Thursday, 7 June 2012

It was not so long ago that naturalists were predicting that the Water Vole would be extinct in the United Kingdom within a few years. Predation by the North American Mink, loss of habitat and pollution seemed to be the main culprits.

The much loved small mammal, immortalized in fiction as Ratty (left) in Kenneth Grahame’s Wind in the Willows, seemed destined for the history books.  It was given protected status as late as 2008 - a legislative moved considered by many to be too little too late.

Yet just a few years after their dire predictions it seems that the water vole is back from the brink, testimony to the help it has received from conservationists.

Thriving colonies of over two thousand now exist in several places in the UK. Less than ten years ago, surveys of the same places revealed only a scattering of water voles, less than twenty in each location.  If those numbers have made you raise an eyebrow you may not know just how fecund a water vole can be. Left to her own devices a female can produce up to thirty young in a season with up to eight baby voles per litter. So, what did the environmentalists do to aid such a dramatic come back for this semi-aquatic rodent?
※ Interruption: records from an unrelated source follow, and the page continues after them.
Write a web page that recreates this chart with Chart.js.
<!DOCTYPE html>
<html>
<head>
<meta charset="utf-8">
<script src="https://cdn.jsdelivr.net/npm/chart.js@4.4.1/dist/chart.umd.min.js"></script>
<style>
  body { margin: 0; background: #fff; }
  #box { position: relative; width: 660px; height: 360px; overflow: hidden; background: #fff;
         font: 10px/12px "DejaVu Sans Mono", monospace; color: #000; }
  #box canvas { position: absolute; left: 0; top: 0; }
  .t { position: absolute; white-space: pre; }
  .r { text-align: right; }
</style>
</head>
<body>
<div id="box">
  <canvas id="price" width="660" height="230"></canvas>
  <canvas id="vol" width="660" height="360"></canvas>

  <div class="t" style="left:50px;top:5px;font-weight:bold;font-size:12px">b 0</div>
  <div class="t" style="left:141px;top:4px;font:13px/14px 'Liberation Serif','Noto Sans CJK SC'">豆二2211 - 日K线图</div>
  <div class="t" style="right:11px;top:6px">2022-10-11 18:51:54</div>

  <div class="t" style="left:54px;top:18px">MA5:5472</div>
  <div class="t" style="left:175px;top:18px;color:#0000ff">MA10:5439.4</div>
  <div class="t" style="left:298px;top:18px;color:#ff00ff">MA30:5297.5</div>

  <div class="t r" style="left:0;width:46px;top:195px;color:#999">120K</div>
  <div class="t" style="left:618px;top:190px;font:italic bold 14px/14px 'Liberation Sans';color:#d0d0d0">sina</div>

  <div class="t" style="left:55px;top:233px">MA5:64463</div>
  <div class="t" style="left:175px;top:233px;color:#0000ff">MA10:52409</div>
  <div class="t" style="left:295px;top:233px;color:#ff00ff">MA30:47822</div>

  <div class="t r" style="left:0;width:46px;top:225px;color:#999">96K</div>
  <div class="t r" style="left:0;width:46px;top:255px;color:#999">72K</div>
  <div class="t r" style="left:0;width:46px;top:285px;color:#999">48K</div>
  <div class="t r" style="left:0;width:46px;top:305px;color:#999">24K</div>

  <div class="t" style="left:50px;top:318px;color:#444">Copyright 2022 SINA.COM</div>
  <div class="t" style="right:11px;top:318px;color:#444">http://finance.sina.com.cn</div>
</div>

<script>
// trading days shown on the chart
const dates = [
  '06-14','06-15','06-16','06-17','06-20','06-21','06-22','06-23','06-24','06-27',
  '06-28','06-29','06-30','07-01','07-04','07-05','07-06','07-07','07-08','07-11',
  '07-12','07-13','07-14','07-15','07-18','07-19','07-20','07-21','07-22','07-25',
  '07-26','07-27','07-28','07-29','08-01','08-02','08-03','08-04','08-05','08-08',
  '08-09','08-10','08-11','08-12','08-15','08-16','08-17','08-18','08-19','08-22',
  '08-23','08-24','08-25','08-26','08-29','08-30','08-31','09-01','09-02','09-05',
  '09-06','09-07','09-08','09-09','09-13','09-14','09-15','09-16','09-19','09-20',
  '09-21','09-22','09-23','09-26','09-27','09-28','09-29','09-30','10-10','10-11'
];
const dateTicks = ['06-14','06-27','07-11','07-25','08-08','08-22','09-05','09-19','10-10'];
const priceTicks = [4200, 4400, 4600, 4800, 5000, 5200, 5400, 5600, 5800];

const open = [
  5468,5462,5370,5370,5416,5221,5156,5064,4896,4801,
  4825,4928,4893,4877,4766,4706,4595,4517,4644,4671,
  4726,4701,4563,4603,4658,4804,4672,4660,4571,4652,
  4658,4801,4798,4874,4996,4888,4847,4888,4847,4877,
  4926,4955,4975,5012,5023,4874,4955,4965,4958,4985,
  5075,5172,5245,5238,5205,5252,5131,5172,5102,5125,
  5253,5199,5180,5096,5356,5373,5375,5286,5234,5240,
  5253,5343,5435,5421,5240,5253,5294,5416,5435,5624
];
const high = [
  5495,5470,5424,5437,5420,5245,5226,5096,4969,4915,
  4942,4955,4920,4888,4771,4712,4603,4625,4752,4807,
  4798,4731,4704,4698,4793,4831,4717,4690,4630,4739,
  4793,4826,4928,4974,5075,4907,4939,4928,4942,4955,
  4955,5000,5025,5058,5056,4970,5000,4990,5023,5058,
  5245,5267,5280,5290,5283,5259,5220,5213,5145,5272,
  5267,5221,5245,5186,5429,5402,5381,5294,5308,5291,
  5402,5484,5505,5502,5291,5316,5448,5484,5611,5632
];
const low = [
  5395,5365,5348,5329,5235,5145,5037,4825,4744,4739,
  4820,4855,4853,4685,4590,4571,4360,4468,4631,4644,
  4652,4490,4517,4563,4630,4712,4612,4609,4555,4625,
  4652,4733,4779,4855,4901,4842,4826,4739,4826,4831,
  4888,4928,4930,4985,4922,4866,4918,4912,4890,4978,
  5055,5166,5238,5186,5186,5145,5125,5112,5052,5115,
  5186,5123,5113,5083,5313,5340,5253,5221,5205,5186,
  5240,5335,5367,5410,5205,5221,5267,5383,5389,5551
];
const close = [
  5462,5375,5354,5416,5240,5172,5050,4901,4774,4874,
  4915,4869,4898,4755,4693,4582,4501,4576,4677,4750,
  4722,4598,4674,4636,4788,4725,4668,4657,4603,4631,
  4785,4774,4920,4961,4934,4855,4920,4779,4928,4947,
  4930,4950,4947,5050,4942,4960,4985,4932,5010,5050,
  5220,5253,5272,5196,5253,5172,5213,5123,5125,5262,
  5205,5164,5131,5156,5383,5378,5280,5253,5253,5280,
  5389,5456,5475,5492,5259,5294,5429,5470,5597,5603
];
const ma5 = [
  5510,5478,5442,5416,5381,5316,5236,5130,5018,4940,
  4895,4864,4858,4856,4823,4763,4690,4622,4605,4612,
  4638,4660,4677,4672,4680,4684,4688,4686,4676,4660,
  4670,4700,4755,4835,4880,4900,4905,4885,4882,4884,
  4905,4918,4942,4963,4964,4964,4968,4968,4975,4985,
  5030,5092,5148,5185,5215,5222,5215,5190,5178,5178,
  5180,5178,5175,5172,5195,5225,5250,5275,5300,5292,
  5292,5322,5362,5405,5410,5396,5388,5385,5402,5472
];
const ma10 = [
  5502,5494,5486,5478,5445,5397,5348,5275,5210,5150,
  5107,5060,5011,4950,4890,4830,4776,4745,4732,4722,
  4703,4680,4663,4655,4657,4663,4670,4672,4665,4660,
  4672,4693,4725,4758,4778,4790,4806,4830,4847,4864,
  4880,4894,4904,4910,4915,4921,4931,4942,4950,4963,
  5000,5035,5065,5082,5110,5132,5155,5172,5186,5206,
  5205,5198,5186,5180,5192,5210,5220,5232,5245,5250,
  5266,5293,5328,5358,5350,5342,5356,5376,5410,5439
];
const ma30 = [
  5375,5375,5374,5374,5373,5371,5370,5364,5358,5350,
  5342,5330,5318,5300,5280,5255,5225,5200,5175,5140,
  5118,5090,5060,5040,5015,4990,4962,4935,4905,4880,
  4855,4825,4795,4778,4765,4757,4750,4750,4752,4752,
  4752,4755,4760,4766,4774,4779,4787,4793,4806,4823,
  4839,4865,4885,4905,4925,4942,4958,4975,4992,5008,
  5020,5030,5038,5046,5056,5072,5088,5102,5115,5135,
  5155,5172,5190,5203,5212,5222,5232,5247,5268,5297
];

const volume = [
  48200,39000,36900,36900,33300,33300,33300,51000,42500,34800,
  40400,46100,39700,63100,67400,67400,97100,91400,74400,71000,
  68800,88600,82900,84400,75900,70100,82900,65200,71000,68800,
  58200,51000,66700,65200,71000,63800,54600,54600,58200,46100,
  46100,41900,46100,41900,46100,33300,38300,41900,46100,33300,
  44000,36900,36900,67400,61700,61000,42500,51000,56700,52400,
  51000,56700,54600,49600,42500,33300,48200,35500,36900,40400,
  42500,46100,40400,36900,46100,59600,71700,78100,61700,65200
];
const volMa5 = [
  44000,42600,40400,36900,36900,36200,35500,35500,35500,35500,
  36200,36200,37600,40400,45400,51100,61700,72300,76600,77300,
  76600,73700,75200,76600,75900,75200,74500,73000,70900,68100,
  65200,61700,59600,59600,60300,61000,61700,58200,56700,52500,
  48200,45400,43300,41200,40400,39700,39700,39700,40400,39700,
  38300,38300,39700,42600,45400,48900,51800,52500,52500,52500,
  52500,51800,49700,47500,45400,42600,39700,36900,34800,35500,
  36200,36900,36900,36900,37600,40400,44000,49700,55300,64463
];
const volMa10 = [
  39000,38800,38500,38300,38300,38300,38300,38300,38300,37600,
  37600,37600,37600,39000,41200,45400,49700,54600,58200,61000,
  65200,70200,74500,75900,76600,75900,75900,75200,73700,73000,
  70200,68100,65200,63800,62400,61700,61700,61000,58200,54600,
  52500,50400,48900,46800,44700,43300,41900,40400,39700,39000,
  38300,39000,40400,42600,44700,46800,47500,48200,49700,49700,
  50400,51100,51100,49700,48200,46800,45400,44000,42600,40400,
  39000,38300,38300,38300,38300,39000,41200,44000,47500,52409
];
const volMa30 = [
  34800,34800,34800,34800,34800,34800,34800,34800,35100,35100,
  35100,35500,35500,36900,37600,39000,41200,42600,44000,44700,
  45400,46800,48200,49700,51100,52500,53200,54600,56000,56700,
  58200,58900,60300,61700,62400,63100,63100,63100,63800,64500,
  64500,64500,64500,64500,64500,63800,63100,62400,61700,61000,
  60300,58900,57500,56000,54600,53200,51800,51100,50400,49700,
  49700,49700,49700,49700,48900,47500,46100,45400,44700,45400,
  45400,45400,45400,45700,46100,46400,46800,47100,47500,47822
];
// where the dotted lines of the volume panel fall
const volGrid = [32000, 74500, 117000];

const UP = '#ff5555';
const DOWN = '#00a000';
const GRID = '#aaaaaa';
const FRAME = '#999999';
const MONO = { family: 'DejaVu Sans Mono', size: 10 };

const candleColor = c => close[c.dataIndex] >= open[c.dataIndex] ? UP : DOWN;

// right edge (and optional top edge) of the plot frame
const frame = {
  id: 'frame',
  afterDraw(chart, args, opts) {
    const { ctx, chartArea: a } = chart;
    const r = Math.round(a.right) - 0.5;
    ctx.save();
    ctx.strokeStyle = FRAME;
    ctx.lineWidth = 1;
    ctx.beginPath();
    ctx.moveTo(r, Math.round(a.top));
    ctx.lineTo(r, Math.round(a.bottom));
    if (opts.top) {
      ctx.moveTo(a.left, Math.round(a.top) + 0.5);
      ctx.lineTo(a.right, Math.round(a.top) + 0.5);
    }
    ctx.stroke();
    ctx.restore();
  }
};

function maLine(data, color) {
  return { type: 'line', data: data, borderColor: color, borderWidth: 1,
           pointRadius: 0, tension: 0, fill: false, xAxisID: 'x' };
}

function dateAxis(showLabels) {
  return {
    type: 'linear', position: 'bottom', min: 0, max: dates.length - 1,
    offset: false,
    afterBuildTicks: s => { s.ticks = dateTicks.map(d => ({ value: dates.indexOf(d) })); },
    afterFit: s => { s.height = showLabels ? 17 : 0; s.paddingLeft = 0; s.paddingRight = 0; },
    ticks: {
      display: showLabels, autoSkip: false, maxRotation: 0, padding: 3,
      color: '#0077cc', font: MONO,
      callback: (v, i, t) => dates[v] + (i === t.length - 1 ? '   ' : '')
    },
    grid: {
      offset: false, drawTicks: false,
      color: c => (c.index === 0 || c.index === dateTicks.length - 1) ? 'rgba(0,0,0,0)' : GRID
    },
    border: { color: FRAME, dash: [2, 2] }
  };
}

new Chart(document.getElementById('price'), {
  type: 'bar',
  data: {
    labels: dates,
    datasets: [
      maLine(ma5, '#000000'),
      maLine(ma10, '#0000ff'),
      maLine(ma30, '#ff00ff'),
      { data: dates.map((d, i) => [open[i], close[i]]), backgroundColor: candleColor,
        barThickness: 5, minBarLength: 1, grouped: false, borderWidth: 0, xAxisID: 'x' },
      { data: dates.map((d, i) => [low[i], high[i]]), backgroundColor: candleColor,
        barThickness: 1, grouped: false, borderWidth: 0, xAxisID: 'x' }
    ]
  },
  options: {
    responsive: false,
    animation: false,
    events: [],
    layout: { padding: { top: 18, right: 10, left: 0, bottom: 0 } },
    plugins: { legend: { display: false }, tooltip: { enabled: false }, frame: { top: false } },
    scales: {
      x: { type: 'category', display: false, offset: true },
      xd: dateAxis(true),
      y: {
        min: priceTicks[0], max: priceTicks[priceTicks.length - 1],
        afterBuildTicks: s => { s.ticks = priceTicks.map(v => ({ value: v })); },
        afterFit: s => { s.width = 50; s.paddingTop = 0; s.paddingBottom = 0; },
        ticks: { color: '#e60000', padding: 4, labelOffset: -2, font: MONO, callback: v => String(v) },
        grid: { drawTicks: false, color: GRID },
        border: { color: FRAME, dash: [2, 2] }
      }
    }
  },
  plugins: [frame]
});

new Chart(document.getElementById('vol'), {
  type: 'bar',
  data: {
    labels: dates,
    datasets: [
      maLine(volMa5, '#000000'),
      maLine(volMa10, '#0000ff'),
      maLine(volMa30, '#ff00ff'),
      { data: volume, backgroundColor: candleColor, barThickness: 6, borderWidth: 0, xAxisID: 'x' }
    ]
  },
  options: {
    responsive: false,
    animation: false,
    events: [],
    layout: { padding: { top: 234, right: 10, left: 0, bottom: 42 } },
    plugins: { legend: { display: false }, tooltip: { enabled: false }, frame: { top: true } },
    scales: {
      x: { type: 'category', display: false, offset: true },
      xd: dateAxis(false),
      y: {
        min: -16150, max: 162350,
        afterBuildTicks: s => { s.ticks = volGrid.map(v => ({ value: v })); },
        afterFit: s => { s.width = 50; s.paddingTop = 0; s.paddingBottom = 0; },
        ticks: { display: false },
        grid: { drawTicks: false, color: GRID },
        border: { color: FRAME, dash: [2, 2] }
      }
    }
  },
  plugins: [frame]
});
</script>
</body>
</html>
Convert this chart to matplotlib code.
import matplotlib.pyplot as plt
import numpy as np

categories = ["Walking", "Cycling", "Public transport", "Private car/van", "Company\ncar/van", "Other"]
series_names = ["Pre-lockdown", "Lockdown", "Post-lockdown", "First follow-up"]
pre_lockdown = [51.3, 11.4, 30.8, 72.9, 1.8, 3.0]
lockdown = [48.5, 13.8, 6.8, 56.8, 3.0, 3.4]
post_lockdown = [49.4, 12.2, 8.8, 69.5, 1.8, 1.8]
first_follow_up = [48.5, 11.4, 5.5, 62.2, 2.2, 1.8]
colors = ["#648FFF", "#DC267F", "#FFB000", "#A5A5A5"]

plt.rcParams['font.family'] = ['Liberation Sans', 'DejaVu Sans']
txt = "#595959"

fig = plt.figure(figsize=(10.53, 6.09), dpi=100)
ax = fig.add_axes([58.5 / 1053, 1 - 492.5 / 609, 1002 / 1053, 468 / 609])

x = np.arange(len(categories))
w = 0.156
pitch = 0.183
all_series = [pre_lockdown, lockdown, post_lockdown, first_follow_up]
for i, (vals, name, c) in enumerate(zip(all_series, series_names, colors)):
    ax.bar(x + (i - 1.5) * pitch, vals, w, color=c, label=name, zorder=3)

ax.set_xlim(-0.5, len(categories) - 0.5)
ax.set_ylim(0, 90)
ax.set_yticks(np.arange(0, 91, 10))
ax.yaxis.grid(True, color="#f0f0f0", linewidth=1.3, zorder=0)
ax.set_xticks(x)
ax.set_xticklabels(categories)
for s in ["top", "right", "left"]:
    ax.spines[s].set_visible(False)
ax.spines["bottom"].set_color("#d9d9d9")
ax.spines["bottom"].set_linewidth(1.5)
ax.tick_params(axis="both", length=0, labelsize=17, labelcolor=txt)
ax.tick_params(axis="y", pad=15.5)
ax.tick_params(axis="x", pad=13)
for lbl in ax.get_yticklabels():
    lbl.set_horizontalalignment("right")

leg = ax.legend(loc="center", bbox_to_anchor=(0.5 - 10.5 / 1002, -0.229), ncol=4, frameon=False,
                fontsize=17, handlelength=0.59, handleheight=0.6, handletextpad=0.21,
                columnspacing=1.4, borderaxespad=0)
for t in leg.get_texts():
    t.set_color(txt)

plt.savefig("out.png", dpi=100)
The main element in this resurgence has not necessarily been just making the environment itself more welcoming to the water vole. The water vole renaissance has been due to ensuring that its main predator, the North American Mink, remained absent from these protected areas. Take a look at water vole enemy number one.

The North American Mink (above) is an invited but invasive species – which needs some explanation. It was introduced in to the UK in the 1920s and bred to provide the demand for fur coats. Some escaped or were released (it really doesn’t matter which if you are a water vole) and quickly bred and spread. Unfortunately for the water vole, the agile mink, a beautiful yet ferocious killing machine, found them to be the ideal diet for survival in its new country.

As a result the numbers plummeted. Before 1960 there were more than 8 million water voles in the UK. By the turn of the century this had declined to just a few hundred thousand. The only healthy populations were in the conurbations of London and Birmingham where the North American mink had not reached or was controlled by local councils because of its potential threat to children.

Another aspect of the conservation of water voles is the effort to increase its reed bed habitats in and around rivers.  When properly preserved or restored these reed beds can support a huge network of water voles, known as a metapopulation. This is effectively what has happened at the three sites (two in Yorkshire and one in Gloucestershire).

Huge efforts have been made by the Wildfowl and Wetlands Trust and the Environment Agency to ensure this ‘Ratty renaissance’. In some places this has coincided with the return of the European otter (above, taken in their element, Conwy Valley, Wales) which has helped the water vole population out too. The reason? There is nothing more a European otter loves for its dinner than a North American mink!

One battle may have been won but the war is far from over. The North American mink still thrives in large numbers across a large part of the UK and its eradication is far from certain. Of course, the water vole has always had enemies such as owls, stoats and herons (who can swallow one down in a single gulp), but today at least we can celebrate the at least partial return of ‘Ratty’ to the riverbank.